Task to carry out ->
Spot every line with the word "diagram" and return it.

--- Begin ---

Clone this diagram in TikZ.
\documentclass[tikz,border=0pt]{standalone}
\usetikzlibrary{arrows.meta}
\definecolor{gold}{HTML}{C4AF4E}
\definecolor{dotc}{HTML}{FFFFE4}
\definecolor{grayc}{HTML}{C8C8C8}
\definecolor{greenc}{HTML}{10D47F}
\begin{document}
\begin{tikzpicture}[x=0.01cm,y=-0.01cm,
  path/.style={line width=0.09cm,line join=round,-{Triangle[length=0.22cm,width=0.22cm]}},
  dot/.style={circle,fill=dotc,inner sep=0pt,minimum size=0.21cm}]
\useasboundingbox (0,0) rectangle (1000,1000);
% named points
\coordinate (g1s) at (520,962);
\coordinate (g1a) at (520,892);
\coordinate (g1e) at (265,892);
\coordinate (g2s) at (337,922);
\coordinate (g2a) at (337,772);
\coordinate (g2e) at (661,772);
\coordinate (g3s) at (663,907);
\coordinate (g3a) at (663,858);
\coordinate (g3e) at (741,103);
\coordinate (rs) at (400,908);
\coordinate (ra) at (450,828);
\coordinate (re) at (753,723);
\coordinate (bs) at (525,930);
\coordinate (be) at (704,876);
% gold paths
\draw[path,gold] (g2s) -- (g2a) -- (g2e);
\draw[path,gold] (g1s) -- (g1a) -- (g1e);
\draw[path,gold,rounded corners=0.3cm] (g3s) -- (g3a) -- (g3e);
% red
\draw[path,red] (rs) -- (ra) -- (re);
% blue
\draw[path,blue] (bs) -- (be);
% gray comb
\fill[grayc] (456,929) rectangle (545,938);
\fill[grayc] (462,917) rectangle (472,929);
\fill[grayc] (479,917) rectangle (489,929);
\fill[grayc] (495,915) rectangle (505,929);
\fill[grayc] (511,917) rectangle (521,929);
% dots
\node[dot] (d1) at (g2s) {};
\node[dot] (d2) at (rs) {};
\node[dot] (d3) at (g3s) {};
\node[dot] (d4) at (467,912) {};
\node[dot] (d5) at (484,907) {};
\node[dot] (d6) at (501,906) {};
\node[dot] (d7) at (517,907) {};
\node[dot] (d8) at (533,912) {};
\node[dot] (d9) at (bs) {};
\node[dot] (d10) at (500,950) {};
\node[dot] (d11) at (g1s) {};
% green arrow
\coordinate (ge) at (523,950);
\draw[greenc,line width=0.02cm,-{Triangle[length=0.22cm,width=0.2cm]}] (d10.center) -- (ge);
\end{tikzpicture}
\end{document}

--- End ---
--- Begin ---

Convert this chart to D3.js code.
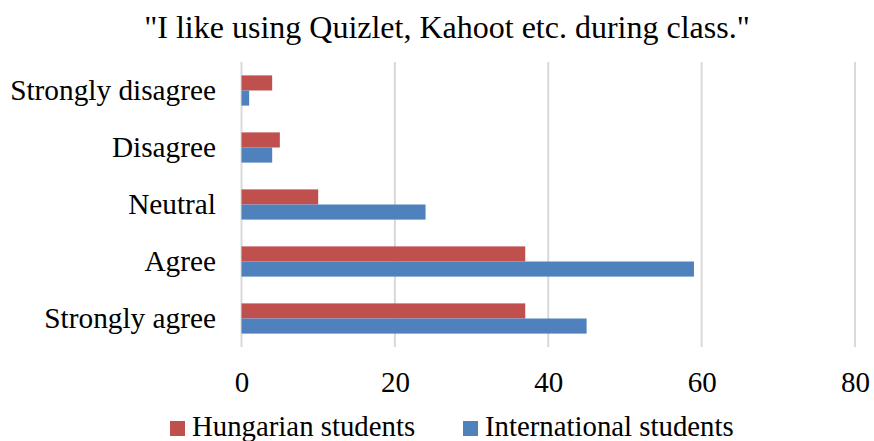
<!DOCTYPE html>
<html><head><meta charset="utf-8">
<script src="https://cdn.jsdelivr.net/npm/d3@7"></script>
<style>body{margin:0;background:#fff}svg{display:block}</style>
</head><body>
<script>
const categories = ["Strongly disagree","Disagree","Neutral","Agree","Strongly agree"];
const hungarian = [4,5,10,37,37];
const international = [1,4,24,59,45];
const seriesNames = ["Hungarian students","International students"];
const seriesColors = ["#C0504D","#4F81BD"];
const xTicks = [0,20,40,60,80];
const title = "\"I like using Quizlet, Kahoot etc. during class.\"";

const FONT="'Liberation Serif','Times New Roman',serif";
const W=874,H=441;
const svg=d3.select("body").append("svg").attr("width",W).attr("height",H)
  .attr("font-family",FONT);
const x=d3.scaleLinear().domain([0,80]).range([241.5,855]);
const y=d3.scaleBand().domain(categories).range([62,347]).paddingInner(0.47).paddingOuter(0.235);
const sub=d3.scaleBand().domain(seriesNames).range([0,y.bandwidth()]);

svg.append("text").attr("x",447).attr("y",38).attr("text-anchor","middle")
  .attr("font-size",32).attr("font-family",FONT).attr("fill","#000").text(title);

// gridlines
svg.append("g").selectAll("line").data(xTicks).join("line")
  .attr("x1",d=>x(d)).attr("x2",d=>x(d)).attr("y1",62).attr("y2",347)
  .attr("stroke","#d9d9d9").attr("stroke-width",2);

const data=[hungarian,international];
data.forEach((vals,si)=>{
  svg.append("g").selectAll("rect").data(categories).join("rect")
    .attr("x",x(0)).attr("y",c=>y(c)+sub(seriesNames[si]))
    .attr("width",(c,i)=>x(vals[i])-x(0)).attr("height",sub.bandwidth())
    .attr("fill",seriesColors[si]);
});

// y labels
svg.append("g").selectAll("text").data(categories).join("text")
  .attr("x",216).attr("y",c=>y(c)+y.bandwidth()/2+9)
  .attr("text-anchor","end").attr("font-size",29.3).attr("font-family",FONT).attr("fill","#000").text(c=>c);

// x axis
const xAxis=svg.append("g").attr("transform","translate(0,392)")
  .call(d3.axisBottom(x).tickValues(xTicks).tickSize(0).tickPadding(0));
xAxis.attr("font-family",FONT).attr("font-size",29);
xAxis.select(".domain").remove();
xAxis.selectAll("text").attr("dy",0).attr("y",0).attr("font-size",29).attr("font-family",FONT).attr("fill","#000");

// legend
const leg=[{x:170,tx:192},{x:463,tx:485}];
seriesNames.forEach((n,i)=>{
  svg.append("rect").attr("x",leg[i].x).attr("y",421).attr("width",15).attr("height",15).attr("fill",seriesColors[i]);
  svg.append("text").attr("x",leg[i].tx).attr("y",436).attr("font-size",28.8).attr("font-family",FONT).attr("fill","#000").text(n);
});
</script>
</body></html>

--- End ---
--- Begin ---

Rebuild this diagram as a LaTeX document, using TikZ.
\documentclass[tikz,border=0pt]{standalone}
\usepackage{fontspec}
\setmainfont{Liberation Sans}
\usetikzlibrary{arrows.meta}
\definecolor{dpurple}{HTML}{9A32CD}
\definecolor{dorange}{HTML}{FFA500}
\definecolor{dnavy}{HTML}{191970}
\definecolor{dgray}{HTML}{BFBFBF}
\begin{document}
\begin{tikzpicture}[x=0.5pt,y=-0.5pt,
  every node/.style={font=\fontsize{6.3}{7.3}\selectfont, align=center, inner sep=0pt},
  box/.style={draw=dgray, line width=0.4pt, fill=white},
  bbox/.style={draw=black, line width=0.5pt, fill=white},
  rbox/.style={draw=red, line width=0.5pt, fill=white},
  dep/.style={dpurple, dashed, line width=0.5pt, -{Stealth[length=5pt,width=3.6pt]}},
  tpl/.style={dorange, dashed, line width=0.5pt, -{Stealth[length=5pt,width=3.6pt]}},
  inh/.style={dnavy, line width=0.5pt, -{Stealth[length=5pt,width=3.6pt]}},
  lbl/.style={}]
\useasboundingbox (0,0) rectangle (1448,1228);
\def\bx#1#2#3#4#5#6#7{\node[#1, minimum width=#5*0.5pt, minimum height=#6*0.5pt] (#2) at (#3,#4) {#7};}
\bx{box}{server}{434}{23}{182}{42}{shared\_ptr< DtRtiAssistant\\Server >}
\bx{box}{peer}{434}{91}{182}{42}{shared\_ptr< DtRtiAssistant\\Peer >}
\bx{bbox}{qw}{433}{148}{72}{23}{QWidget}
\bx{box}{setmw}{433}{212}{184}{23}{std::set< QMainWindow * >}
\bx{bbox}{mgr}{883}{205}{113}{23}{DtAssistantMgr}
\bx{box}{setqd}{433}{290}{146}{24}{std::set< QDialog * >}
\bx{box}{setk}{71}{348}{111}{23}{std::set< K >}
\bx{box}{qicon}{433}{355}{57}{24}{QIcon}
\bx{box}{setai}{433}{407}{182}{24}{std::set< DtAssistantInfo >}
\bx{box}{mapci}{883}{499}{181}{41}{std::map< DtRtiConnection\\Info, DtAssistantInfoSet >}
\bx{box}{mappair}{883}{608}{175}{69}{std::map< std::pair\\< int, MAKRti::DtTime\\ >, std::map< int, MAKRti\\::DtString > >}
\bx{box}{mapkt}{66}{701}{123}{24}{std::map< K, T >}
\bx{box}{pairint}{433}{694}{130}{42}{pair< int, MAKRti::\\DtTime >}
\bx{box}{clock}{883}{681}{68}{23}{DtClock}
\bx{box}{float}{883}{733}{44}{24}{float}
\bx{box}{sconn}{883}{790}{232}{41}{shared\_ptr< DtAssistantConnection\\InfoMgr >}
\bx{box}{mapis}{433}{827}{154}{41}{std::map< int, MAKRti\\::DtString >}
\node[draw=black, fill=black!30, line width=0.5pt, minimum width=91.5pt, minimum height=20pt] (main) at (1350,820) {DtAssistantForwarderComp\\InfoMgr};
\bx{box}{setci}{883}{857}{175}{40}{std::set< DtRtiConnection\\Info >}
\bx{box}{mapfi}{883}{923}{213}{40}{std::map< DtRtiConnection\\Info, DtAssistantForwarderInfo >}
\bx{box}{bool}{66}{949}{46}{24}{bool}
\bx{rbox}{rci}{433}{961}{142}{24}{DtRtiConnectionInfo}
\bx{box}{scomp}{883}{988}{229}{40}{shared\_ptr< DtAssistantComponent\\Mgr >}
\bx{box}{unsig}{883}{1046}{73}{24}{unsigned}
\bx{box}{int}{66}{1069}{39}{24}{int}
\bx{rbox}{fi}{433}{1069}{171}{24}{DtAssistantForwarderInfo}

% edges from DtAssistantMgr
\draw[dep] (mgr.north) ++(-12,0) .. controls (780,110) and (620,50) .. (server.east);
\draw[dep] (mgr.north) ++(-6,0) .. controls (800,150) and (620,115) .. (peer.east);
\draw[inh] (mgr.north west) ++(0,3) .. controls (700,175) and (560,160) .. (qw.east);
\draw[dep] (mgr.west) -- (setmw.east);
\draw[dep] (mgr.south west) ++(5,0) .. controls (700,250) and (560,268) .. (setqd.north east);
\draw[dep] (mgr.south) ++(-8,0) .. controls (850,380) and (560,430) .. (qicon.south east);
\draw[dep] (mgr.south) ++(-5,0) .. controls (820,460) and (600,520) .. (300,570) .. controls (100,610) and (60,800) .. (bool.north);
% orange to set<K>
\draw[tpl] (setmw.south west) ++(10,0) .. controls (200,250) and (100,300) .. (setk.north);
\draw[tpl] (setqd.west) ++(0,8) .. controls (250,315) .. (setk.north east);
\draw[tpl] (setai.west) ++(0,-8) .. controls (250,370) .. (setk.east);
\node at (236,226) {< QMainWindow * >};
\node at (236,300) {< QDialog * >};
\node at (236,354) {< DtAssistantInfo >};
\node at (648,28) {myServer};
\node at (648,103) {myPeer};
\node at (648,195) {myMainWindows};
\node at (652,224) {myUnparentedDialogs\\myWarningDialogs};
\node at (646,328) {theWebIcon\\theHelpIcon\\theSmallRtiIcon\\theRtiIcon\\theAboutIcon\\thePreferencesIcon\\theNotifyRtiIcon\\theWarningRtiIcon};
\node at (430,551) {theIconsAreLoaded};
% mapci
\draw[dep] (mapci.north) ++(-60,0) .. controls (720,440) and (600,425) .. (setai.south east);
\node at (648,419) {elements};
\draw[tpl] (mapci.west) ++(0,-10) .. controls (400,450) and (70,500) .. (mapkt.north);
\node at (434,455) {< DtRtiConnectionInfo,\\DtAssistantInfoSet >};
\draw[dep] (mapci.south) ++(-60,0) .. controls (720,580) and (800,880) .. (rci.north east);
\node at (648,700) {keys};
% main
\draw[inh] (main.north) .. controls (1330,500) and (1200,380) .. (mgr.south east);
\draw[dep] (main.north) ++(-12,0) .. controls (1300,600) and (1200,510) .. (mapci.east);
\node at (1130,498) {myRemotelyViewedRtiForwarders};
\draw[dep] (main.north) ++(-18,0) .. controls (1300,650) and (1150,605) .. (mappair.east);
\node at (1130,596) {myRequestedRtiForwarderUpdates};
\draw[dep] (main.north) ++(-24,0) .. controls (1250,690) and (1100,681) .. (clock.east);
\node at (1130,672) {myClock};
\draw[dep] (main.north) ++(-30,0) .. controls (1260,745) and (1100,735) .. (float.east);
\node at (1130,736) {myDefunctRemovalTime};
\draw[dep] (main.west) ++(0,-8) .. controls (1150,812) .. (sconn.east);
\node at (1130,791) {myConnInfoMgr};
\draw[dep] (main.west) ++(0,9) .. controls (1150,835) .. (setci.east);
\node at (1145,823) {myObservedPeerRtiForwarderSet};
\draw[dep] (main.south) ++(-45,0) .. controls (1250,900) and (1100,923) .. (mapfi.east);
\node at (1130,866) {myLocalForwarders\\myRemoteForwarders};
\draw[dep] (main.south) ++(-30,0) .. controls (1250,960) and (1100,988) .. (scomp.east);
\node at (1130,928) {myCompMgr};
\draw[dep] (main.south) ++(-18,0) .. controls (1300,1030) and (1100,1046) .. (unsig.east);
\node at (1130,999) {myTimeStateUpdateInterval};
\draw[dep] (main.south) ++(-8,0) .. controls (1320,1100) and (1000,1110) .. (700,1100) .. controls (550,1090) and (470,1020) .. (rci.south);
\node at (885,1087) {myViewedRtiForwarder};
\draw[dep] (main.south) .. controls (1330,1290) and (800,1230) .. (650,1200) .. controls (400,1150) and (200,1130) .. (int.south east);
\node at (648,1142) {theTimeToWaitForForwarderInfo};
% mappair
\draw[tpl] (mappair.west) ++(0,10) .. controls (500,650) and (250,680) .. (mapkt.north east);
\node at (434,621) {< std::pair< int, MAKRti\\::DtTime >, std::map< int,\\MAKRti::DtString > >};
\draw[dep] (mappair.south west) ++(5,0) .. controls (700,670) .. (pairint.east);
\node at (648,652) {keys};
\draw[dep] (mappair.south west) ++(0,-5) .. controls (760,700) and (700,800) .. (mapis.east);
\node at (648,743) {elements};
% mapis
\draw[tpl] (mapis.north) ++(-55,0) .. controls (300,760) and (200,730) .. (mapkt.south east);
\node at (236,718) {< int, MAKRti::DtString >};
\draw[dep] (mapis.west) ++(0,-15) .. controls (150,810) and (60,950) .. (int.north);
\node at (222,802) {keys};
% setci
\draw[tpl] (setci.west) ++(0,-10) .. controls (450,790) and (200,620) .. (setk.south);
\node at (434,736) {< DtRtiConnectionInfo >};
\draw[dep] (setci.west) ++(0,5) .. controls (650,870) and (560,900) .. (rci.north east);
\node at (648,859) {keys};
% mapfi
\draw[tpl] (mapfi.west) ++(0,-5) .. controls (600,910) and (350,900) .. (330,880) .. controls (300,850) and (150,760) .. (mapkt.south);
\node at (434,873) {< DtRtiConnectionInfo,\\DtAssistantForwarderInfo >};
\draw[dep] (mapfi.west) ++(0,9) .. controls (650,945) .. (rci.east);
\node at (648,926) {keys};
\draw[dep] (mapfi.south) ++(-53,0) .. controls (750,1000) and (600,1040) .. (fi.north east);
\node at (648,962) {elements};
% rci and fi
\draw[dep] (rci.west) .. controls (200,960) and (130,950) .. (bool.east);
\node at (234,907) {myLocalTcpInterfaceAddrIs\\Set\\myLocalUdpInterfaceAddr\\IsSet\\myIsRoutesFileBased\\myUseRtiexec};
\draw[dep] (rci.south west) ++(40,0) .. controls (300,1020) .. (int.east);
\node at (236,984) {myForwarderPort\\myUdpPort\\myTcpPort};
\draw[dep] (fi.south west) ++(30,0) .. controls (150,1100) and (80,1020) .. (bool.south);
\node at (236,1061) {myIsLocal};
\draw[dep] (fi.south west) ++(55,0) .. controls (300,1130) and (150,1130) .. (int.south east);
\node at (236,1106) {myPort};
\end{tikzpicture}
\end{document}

--- End ---

Answer to the task ->
Clone this diagram in TikZ.
Rebuild this diagram as a LaTeX document, using TikZ.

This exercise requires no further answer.